I looked into your script and do not understand the logic related to the epoch count. Autoscheduler divides all pointed trials to groups of measurements itself. Bunch of measurement is named round. The autoscheduler algo can be represented like

  • split whole topology to tasks
  • for each task perform one round of measurements to get baseline for cost model
  • select the most promising task and perform one round of tuning for this task

the latest item is repeated until we exceed the num_measure_trials

each round by default contains 64 measurements, you can change this by pointing another value of num_measures_per_round in auto_scheduler.TuningOptions

thus way, I recommend to

  1. remove loop for epoch
  2. point num_measure_trials = 500. This should be enough for 3 tasks to get quite good result
  3. (not necessary) point num_measures_per_round = 16. I prefer to point less values like 8 to speedup round-robin stage and concentrate on most promising kernels, but for 3 tasks this might not be important.
1 Like

Thanks for your reply.

The reason I split the tuning into small steps is to find the problem quickly because we can only detect problem when running the model. The actual problem occurred when tuned for more than 20000 in a single tune call like below:

auto_scheduler.TuningOptions(num_measure_trials=20000, ...)

Maybe I was not clear about the problem description.
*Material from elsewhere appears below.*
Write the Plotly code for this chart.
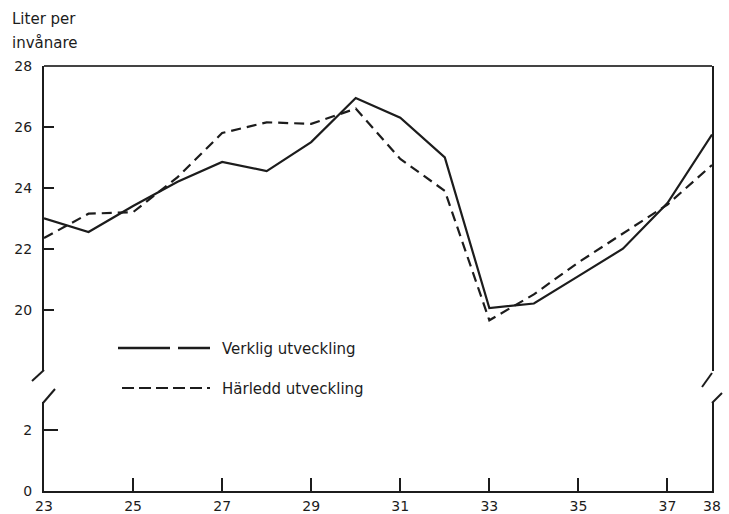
import plotly.graph_objects as go

# ---- data ----
years = list(range(23, 39))
verklig = [23.0, 22.55, 23.4, 24.2, 24.85, 24.55, 25.5, 26.95, 26.3, 25.0,
           20.05, 20.2, 21.1, 22.0, 23.5, 25.75]
harledd = [22.35, 23.15, 23.2, 24.35, 25.8, 26.15, 26.1, 26.6, 24.95, 23.9,
           19.65, 20.5, 21.55, 22.5, 23.45, 24.75]
x_ticks = [23, 25, 27, 29, 31, 33, 35, 37, 38]
x_labels = ["23", "25", "27", "29", "31", "33", "35", "37", "38"]
y_upper_ticks = [20, 22, 24, 26, 28]
y_lower_ticks = [0, 2]
names = ["Verklig utveckling", "Härledd utveckling"]

# ---- geometry (pixels) ----
W, H = 729, 514
L, R, T, B = 44, 17, 66, 23
PW, PH = W - L - R, H - T - B
PPU = 30.45  # pixels per unit on y
up_bottom_px = 371
low_top_px = 402
up_dom0 = (H - B - up_bottom_px) / PH
low_dom1 = (H - B - low_top_px) / PH
up_range = [28 - (up_bottom_px - T) / PPU, 28]
low_range = [0, (H - B - low_top_px) / PPU]


def px(xp):
    return (xp - L) / PW


def py(yp):
    return (H - B - yp) / PH


FONT = "DejaVu Sans"
INK = "#1c1c1c"

fig = go.Figure()
fig.add_trace(go.Scatter(x=years, y=verklig, mode="lines", name=names[0],
                         line=dict(color=INK, width=2.2), yaxis="y2",
                         showlegend=False))
fig.add_trace(go.Scatter(x=years, y=harledd, mode="lines", name=names[1],
                         line=dict(color=INK, width=2.2, dash="10px,6px"),
                         yaxis="y2", showlegend=False))
# empty trace so the lower (0-3) panel exists
fig.add_trace(go.Scatter(x=[], y=[], yaxis="y", showlegend=False,
                         hoverinfo="skip"))

axis_common = dict(showgrid=False, zeroline=False, showline=True,
                   linecolor=INK, linewidth=2, ticks="inside",
                   tickcolor=INK, tickwidth=2,
                   tickfont=dict(family=FONT, size=14, color=INK))

fig.update_layout(
    width=W, height=H,
    margin=dict(l=L, r=R, t=T, b=B),
    paper_bgcolor="white", plot_bgcolor="white",
    xaxis=dict(range=[23, 38], tickvals=x_ticks, ticktext=x_labels,
               ticklen=13, anchor="y", automargin=False,
               ticklabelstandoff=1, **axis_common),
    yaxis=dict(domain=[0, low_dom1], range=low_range, tickvals=y_lower_ticks,
               ticklen=14, mirror=True, anchor="x", automargin=False,
               ticklabelstandoff=7, **axis_common),
    yaxis2=dict(domain=[up_dom0, 1], range=up_range, tickvals=y_upper_ticks,
                ticklen=10, mirror=True, anchor="x", automargin=False,
                ticklabelstandoff=7, **axis_common),
)

shapes = []
# top border
shapes.append(dict(type="line", xref="paper", yref="paper", x0=0, x1=1,
                   y0=1, y1=1, line=dict(color="#444", width=2)))
# axis break marks
for (a, b, c, d) in [(44, 370, 32, 381), (43, 403, 55, 389),
                     (712, 373, 702, 387), (712, 403, 722, 393)]:
    shapes.append(dict(type="line", xref="paper", yref="paper",
                       x0=px(a), y0=py(b), x1=px(c), y1=py(d),
                       line=dict(color=INK, width=2)))
# legend keys
shapes.append(dict(type="line", xref="paper", yref="paper",
                   x0=px(118), x1=px(210), y0=py(348), y1=py(348),
                   line=dict(color=INK, width=2.5, dash="52px,8px")))
shapes.append(dict(type="line", xref="paper", yref="paper",
                   x0=px(122), x1=px(210), y0=py(388), y1=py(388),
                   line=dict(color=INK, width=2, dash="12px,5px")))
fig.update_layout(shapes=shapes)

ann = [
    dict(text=names[0], x=px(220), y=py(349)),
    dict(text=names[1], x=px(220), y=py(389)),
    dict(text="Liter per", x=px(10), y=py(19)),
    dict(text="invånare", x=px(10), y=py(43)),
]
for a in ann:
    fig.add_annotation(xref="paper", yref="paper", xanchor="left",
                       yanchor="middle", showarrow=False,
                       font=dict(family=FONT, size=15, color=INK), **a)

fig.write_html("out.html", config={"displayModeBar": False},
               post_script="document.body.style.margin='0';"
                           "document.body.style.overflow='hidden';")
I understand that an identical compute kernel can have different kernel work group size depending on the device and the OpenCL library. (Meaning different results from clGetKernelWorkGroupInfo depending on the device and/or opencl library) But the problem I have, occur on the same device I had tuned and ran.

Below are the sequence of steps when the problem occur.

  1. auto-scheduler compiles a selected “state” for a task.
  2. runs this “program” on the target device.
  3. the “program” runs on the target without any problem
  4. the measured result is recorded to a file (this is the best record)
  5. compiling with best record chooses the record written in step 4
  6. Running the tvm model compiled in step 5 gives CL_INVALID_WORK_GROUP_SIZE error.

So basically it seems that the compute kernel measured/tested during auto-scheduling and the compute kernel generated during the final compilation is different with the same task and same parameters.